Image. Can be loaded from file and either drawn to a specific position (absolute) or in relative mode in context.
Chapter and Subchapter: Used for arranging paragraphs and other drawables into chapters and subchapters.
Table. Can be used for arranging Drawables into a grid.
The goal with the creator is to be able to create good-looking reports without a ton of effort, with simple and understandable code.
We have prepared a fairly extensive set of examples for getting started with UniDoc. While we feel they are all very exciting and encourage everyone to take a look, we would like to highlight a few of those that may be of most benefit to the bulk of our users:
PDF report generation with a simple high level API interface
- Generation of a basic report pdf_report.go
Inserting images, drawing on existing PDFs:
The full set has many more examples for specific tasks. If you have ideas for new examples, let us know!

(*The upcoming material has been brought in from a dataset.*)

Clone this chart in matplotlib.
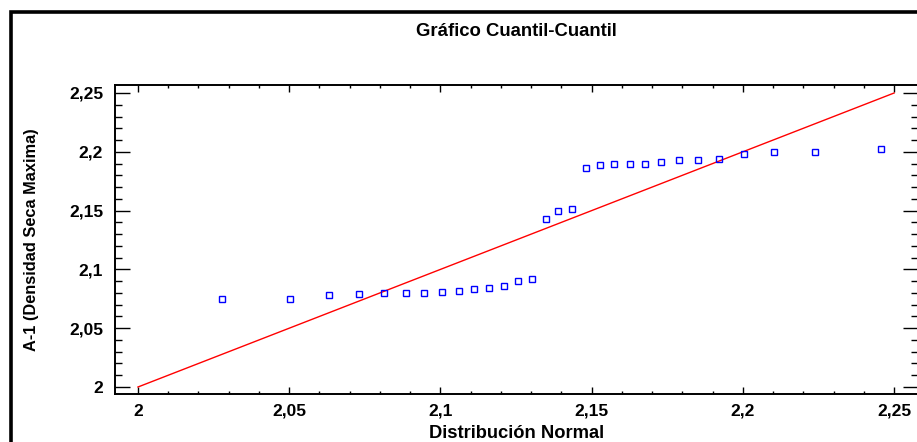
import matplotlib.pyplot as plt
from matplotlib.ticker import MultipleLocator, FixedLocator, FuncFormatter
from matplotlib.patches import Rectangle

plt.rcParams['font.family'] = ['Liberation Sans', 'DejaVu Sans']
plt.rcParams['font.weight'] = 'bold'

# quantiles of the normal distribution (x) vs. sorted sample (y)
normal_q = [2.0279, 2.0503, 2.0632, 2.0731, 2.0813, 2.0885, 2.0947, 2.1006,
            2.1061, 2.1111, 2.1161, 2.1210, 2.1256, 2.1302, 2.1348, 2.1389,
            2.1434, 2.1480, 2.1526, 2.1575, 2.1627, 2.1677, 2.1730, 2.1789,
            2.1851, 2.1921, 2.2005, 2.2104, 2.2238, 2.2458]
sample_q = [2.075, 2.075, 2.078, 2.079, 2.080, 2.080, 2.080, 2.081,
            2.082, 2.083, 2.084, 2.086, 2.090, 2.092, 2.143, 2.150,
            2.151, 2.186, 2.189, 2.190, 2.190, 2.190, 2.191, 2.193,
            2.193, 2.194, 2.198, 2.200, 2.200, 2.202]
ref_line = [2.0, 2.25]
major_ticks = [2.0, 2.05, 2.1, 2.15, 2.2, 2.25]

W, H = 917, 442
fig = plt.figure(figsize=(W / 100, H / 100), dpi=100)

# outer frame (runs off the right and bottom edges)
fig.patches.append(Rectangle((11 / W, -0.1), 1.2, (H - 12) / H + 0.1,
                             transform=fig.transFigure, fill=False,
                             edgecolor='black', linewidth=2.6))

ax_left, ax_bottom, ax_w, ax_h = 115, 48, 803, 309
ax = fig.add_axes([ax_left / W, ax_bottom / H, ax_w / W, ax_h / H])
ax.plot(ref_line, ref_line, color='red', linewidth=1.0, zorder=2)
ax.plot(normal_q, sample_q, linestyle='none', marker='s', markersize=5,
        markerfacecolor='none', markeredgecolor='blue', markeredgewidth=1.0,
        zorder=3)

ax.set_xlim(1.9924, 2.2579)
ax.set_ylim(1.99405, 2.2568)

fmt = FuncFormatter(lambda v, p: f"{v:g}".replace('.', ','))
for axis in (ax.xaxis, ax.yaxis):
    axis.set_major_locator(FixedLocator(major_ticks))
    axis.set_minor_locator(MultipleLocator(0.01))
    axis.set_major_formatter(fmt)

ax.tick_params(axis='both', which='both', direction='in', top=True, right=True,
               width=1.0, labelsize=12.5)
ax.tick_params(axis='y', which='major', length=10.5, pad=8.5)
ax.tick_params(axis='y', which='minor', length=5)
ax.tick_params(axis='x', which='major', length=5, pad=7)
ax.tick_params(axis='x', which='minor', length=2.5)
for lab in ax.get_xticklabels() + ax.get_yticklabels():
    lab.set_fontweight('bold')

for s in ax.spines.values():
    s.set_linewidth(1.4)

fig.text((ax_left + ax_w / 2) / W, (H - 32) / H, 'Gráfico Cuantil-Cuantil',
         ha='center', va='center', fontsize=13.3, fontweight='bold')

ax.set_xlabel('Distribución Normal', fontsize=13.2, fontweight='bold')
ax.xaxis.set_label_coords(0.5, -(433 - 394) / ax_h)
ax.xaxis.label.set_va('center')
ax.set_ylabel('A-1 (Densidad Seca Maxima)', fontsize=11.8, fontweight='bold')
ax.yaxis.set_label_coords(-(ax_left - 32) / ax_w, 0.5)
ax.yaxis.label.set_va('center')

fig.savefig('out.png', dpi=100)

UniDoc is dual-licensed under AGPLv3 and a commercial license available to allow use in closed source and non-AGPLv3 products.
When we first released UniDoc, it was released under AGPLv3 with a few additional terms. Thanks to our interaction with Cathal Garvey, we determined that the additional terms were unnecessary and some in a gray area. As a result, we changed to standard AGPLv3 without any additional constraints.
We want the project to be open source and anyone should be able to read and try the code. Developers can try UniDoc and see if it fits their needs and test if it works in a production environment. When going live with UniDoc in a closed source product (or non-AGPLv3 licensed), the commercial license is needed.
Our pricing model is pretty simple and a Business Unlimited License allows unlimited developers/servers and includes support. The support can be to make an example for performing a certain task or even adding features that are missing in UniDoc and/or priorities bug fixes.
The development and maintenance of UniDoc is financed by those fees, so these fees are what keeps the engine running.
In summary, UniDoc v2 is finally out and is on the UniDoc master branch now (finally!). It has many new features, and we suggest you go get it and test out our examples.